2008 schrieb der „Berliner Patient“ Medizingeschichte als erster Mensch, der nach einer Stammzelltransplantation von HIV geheilt wurde. Jetzt hat ein Team der Charité – Universitätsmedizin Berlin diesen medizinischen Erfolg erneut erzielt. Ein zweiter Berliner Patient ist seit über fünf Jahren ohne nachweisbares HI-Virus, trotz des Verzichts auf antivirale Therapie. Und diesmal nutzten die Ärzte eine andere Methode, die eine neue Erklärung des Heilungsmechanismus erfordert.
Neue Methode hat HIV geheilt
Stammzelltransplantationen sind nur für HIV-Patient:innen mit bestimmten Krebsarten wie Blut- oder Lymphknotenkrebs geeignet. Diese Methode tauscht das Immunsystem des Patienten gegen das eines gesunden Spenders aus, was sowohl den Krebs als auch das HI-Virus bekämpfen kann. Ein entscheidender Punkt ist der CCR5-Rezeptor, den das HI-Virus benötigt, um sich zu vermehren. Etwa ein Prozent der europäischstämmigen Bevölkerung hat eine Delta-32-Mutation dieses Rezeptors, die HIV-Resistenz bietet. Bisher nahm man an, dass der Spender diese Mutation haben muss, um eine Heilung zu ermöglichen.
Beim zweiten Berliner Patienten, der 2009 HIV-positiv getestet und 2015 mit akuter myeloischer Leukämie (AML) diagnostiziert wurde, gab es jedoch keinen geeigneten Spender mit dieser Mutation. Stattdessen fand man eine Spenderin, die sowohl die normale als auch die mutierte Version des CCR5-Rezeptors trug.
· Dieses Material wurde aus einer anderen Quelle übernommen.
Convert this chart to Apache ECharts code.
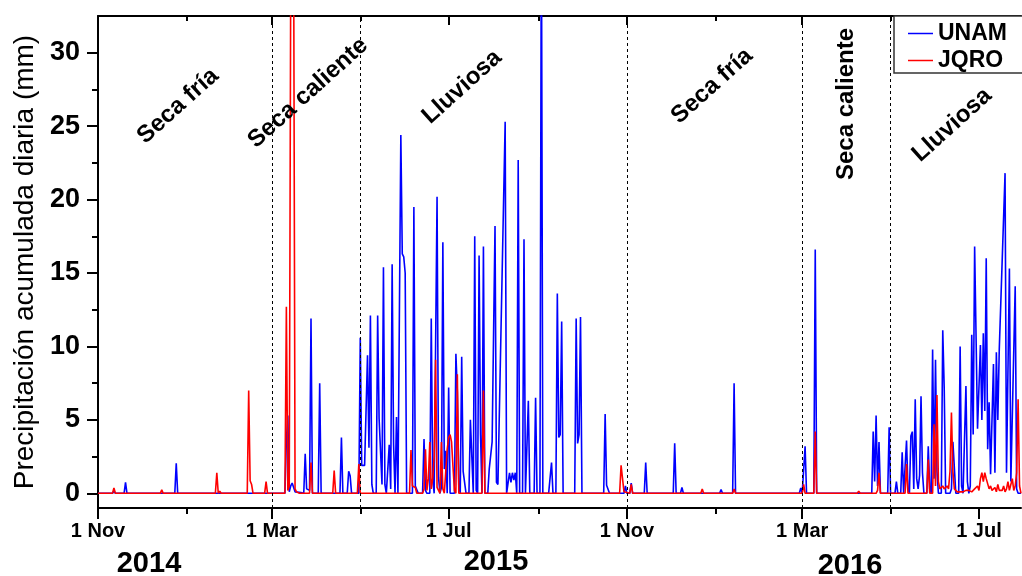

Trotz des Fehlens vollständiger Immunität zeigte der Patient nach der Transplantation keine Virus-Reste mehr, selbst nachdem er 2018 seine antivirale Therapie eigenständig abgesetzt hatte. Sein Immunsystem ist funktional und frei von Krebszellen, was auf eine vollständige Heilung hinweist.
Unerwartete Erkenntnisse
Professor Christian Gaebler, HIV-Experte der Charité, betont die Überraschung über die Heilung trotz der fehlenden vollständigen Immunität der Spenderin. Normalerweise kehrt das HI-Virus nach einigen Monaten zurück, wenn der Spender nicht resistent ist. Doch beim zweiten Berliner Patienten scheint das neue Immunsystem alle HIV-infizierten Zellen beseitigt und den Patienten somit geheilt zu haben. Die Forschenden vermuten, dass die schnelle Ersetzung des Immunsystems oder besondere Eigenschaften der Spenderzellen zur Heilung beigetragen haben könnten.
Zukunftsaussichten
Das Team hofft, aus diesen Erkenntnissen neue Ansätze für die HIV-Behandlung zu entwickeln. Ziel ist es, HIV-Infektionen zukünftig nicht nur im Einzelfall, sondern breiter heilen zu können. Auch wenn die Stammzelltransplantation aufgrund ihrer Risiken nicht für alle Patient:innen geeignet ist, könnten die gewonnenen Erkenntnisse neue Therapien wie zellbasierte Immuntherapien oder therapeutische Impfstoffe inspirieren.